Think about whether you want to change the presentation dependent on other
factors, such as the time of day or the weather. Say you are building a
stock-quote portal and you present the current market chart (say NASDAQ) on your
front page. After the NASDAQ closes for the day, it might be a good idea to
present a different chart, such as from Asia. So if you want to switch content
and presentation dependent on the time of day, look into the Cocoon selector
component as a way of doing this.
If you are thinking about building a late-night portal, in which the
presentation changes after a certain hour, remember that your user might be
living in a different time zone, so it might be the middle of the day for him
when you select the late-night presentation.
Summary
This completes this chapter on Cocoon application design. As we said at the
beginning, you can build many different types of applications with the current
version of Cocoon. Although Cocoon's main focus currently is on web sites,
as more components are built that integrate into the Cocoon architecture, it
will expand and become a platform for other types of applications as well.
This is one of the great advantages of using Cocoon as a base for XML
applications. Because of the way new components can be easily added, there is
really no limit as to how you can use Cocoon as the platform for your solution.

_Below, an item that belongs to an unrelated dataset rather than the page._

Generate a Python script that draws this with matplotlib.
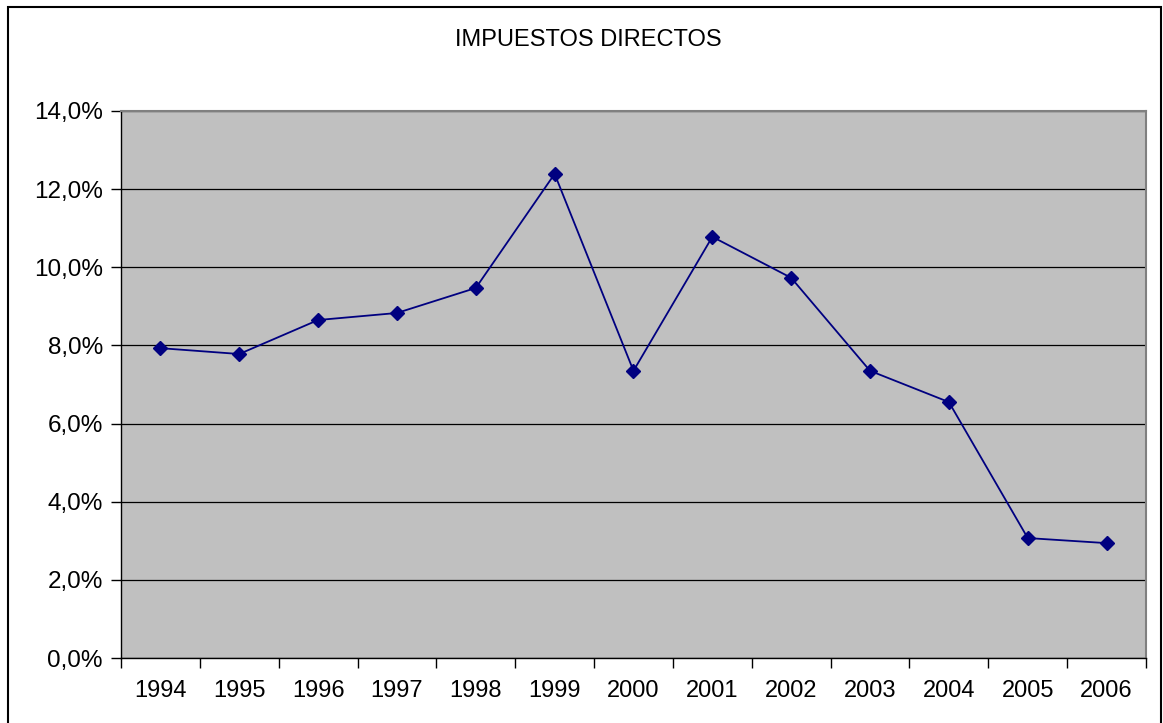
import matplotlib.pyplot as plt
from matplotlib.patches import Rectangle
from matplotlib.ticker import FixedLocator, FuncFormatter

plt.rcParams['font.family'] = ['Liberation Sans', 'DejaVu Sans']

# Data
years = ['1994', '1995', '1996', '1997', '1998', '1999', '2000',
         '2001', '2002', '2003', '2004', '2005', '2006']
rates = [7.93, 7.78, 8.65, 8.83, 9.47, 12.39, 7.35,
         10.78, 9.73, 7.35, 6.55, 3.07, 2.94]

fig = plt.figure(figsize=(11.63, 7.23), dpi=100)
ax = fig.add_axes([0.1040, 0.0899, 0.8814, 0.7566])

# outer chart frame
fig.patches.append(Rectangle((8 / 1163, -0.01), 1153 / 1163, (723 - 7) / 723 + 0.01,
                             transform=fig.transFigure, fill=False,
                             edgecolor='black', linewidth=1.5))

ax.set_facecolor('#c0c0c0')
x = list(range(len(years)))
ax.plot(x, rates, color='#000080', linewidth=1.3, marker='D', markersize=7,
        markerfacecolor='#000080', markeredgecolor='#000080', zorder=3)

ax.set_xlim(-0.5, len(years) - 0.5)
ax.set_ylim(0, 14)
ax.set_yticks(range(0, 15, 2))
ax.yaxis.set_major_formatter(FuncFormatter(lambda v, p: f'{v:.1f}%'.replace('.', ',')))
ax.grid(axis='y', color='black', linewidth=0.9)
ax.set_axisbelow(True)

# ticks between categories, labels at category centres
ax.xaxis.set_major_locator(FixedLocator([i - 0.5 for i in range(len(years) + 1)]))
ax.xaxis.set_major_formatter(FuncFormatter(lambda v, p: ''))
ax.xaxis.set_minor_locator(FixedLocator(x))
ax.set_xticklabels(years, minor=True)
ax.tick_params(axis='x', which='minor', length=0, labelsize=17, pad=16)
ax.tick_params(axis='x', which='major', length=7, width=1, color='black')
ax.tick_params(axis='y', length=7, width=1, labelsize=17.5, pad=6)

for side in ['top', 'right']:
    ax.spines[side].set_color('#808080')
    ax.spines[side].set_linewidth(1.5)
for side in ['left', 'bottom']:
    ax.spines[side].set_color('black')
    ax.spines[side].set_linewidth(1)

fig.text(0.5056, 1 - 40 / 723, 'IMPUESTOS DIRECTOS', ha='center', va='center', fontsize=17)

plt.savefig('out.png', dpi=100)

As an open-source project, it has much support from individuals and companies.
Several firms have donated components to the Cocoon project and in so doing have
helped the software become better suited for application scenarios such as the
network publishing system and portal described in this chapter. The next chapter
outlines some of the directions Cocoon might go in as XML and XML applications
become more widespread. It also provides some additional ideas as to where
Cocoon can be usedperhaps in your particular environment.